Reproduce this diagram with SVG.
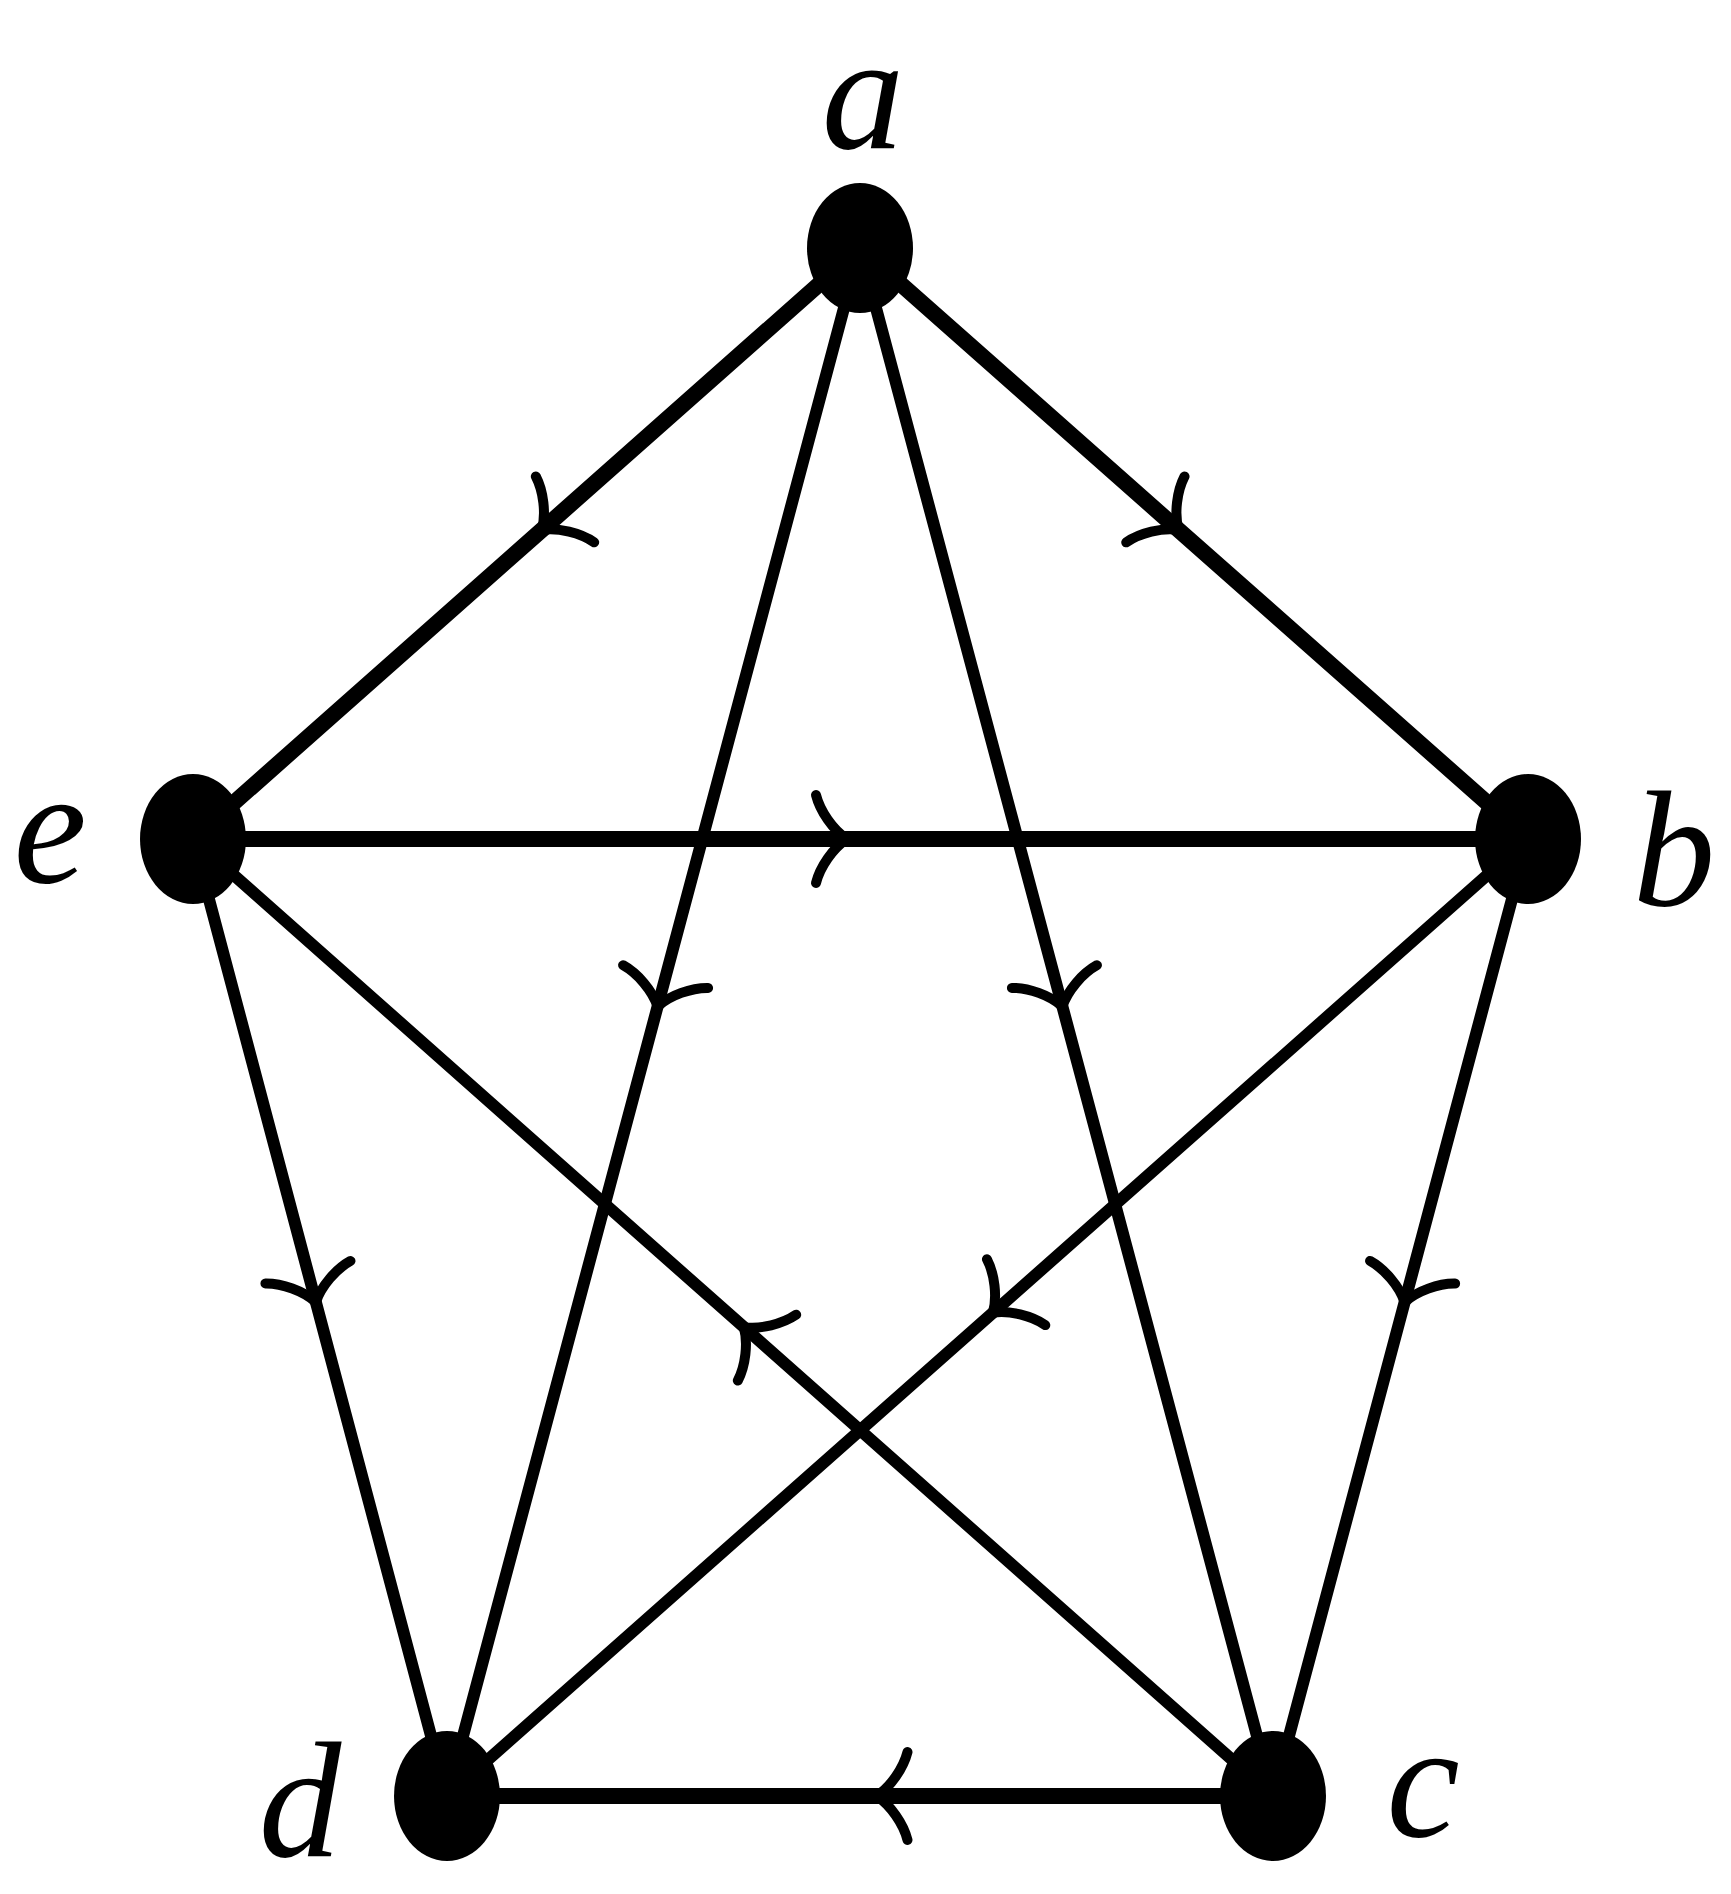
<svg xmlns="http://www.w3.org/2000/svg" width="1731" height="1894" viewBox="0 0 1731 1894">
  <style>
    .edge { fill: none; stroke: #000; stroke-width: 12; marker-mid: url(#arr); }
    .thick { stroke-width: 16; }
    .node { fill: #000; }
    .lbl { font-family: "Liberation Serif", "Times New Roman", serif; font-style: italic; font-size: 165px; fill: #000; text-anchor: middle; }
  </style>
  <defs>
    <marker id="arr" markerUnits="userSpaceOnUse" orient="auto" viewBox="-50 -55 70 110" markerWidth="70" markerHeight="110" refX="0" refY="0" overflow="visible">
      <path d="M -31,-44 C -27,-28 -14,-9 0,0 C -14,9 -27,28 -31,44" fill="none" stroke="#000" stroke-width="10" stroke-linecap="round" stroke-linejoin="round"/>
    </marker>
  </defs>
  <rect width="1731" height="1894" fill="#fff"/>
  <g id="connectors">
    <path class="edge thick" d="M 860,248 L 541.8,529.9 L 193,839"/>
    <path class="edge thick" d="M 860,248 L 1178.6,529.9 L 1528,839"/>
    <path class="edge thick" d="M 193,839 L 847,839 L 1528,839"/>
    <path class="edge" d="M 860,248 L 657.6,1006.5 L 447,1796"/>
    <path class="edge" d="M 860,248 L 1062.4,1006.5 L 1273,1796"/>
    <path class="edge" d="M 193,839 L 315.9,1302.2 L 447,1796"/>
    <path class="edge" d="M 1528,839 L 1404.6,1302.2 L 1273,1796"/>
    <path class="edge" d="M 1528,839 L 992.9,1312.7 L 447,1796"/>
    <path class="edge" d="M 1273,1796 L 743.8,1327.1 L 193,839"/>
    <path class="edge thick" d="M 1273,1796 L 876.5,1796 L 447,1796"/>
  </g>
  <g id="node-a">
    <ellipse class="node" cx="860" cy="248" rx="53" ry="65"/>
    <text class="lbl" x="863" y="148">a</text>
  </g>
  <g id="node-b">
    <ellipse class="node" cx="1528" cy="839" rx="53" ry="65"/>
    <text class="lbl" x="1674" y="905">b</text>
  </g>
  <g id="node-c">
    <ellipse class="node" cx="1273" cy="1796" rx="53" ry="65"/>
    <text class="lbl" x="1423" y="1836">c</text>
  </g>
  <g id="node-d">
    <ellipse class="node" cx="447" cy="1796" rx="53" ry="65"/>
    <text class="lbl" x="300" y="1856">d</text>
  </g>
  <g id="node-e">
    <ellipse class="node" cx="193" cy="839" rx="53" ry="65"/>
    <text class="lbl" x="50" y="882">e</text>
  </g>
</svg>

★ ★ ★ ★ ★ ★ ★

Required work: Repeat the material verbatim. Do not carry over any picture.

Written solution:
Reproduce this diagram with SVG.
<svg xmlns="http://www.w3.org/2000/svg" width="1731" height="1894" viewBox="0 0 1731 1894">
  <style>
    .edge { fill: none; stroke: #000; stroke-width: 12; marker-mid: url(#arr); }
    .thick { stroke-width: 16; }
    .node { fill: #000; }
    .lbl { font-family: "Liberation Serif", "Times New Roman", serif; font-style: italic; font-size: 165px; fill: #000; text-anchor: middle; }
  </style>
  <defs>
    <marker id="arr" markerUnits="userSpaceOnUse" orient="auto" viewBox="-50 -55 70 110" markerWidth="70" markerHeight="110" refX="0" refY="0" overflow="visible">
      <path d="M -31,-44 C -27,-28 -14,-9 0,0 C -14,9 -27,28 -31,44" fill="none" stroke="#000" stroke-width="10" stroke-linecap="round" stroke-linejoin="round"/>
    </marker>
  </defs>
  <rect width="1731" height="1894" fill="#fff"/>
  <g id="connectors">
    <path class="edge thick" d="M 860,248 L 541.8,529.9 L 193,839"/>
    <path class="edge thick" d="M 860,248 L 1178.6,529.9 L 1528,839"/>
    <path class="edge thick" d="M 193,839 L 847,839 L 1528,839"/>
    <path class="edge" d="M 860,248 L 657.6,1006.5 L 447,1796"/>
    <path class="edge" d="M 860,248 L 1062.4,1006.5 L 1273,1796"/>
    <path class="edge" d="M 193,839 L 315.9,1302.2 L 447,1796"/>
    <path class="edge" d="M 1528,839 L 1404.6,1302.2 L 1273,1796"/>
    <path class="edge" d="M 1528,839 L 992.9,1312.7 L 447,1796"/>
    <path class="edge" d="M 1273,1796 L 743.8,1327.1 L 193,839"/>
    <path class="edge thick" d="M 1273,1796 L 876.5,1796 L 447,1796"/>
  </g>
  <g id="node-a">
    <ellipse class="node" cx="860" cy="248" rx="53" ry="65"/>
    <text class="lbl" x="863" y="148">a</text>
  </g>
  <g id="node-b">
    <ellipse class="node" cx="1528" cy="839" rx="53" ry="65"/>
    <text class="lbl" x="1674" y="905">b</text>
  </g>
  <g id="node-c">
    <ellipse class="node" cx="1273" cy="1796" rx="53" ry="65"/>
    <text class="lbl" x="1423" y="1836">c</text>
  </g>
  <g id="node-d">
    <ellipse class="node" cx="447" cy="1796" rx="53" ry="65"/>
    <text class="lbl" x="300" y="1856">d</text>
  </g>
  <g id="node-e">
    <ellipse class="node" cx="193" cy="839" rx="53" ry="65"/>
    <text class="lbl" x="50" y="882">e</text>
  </g>
</svg>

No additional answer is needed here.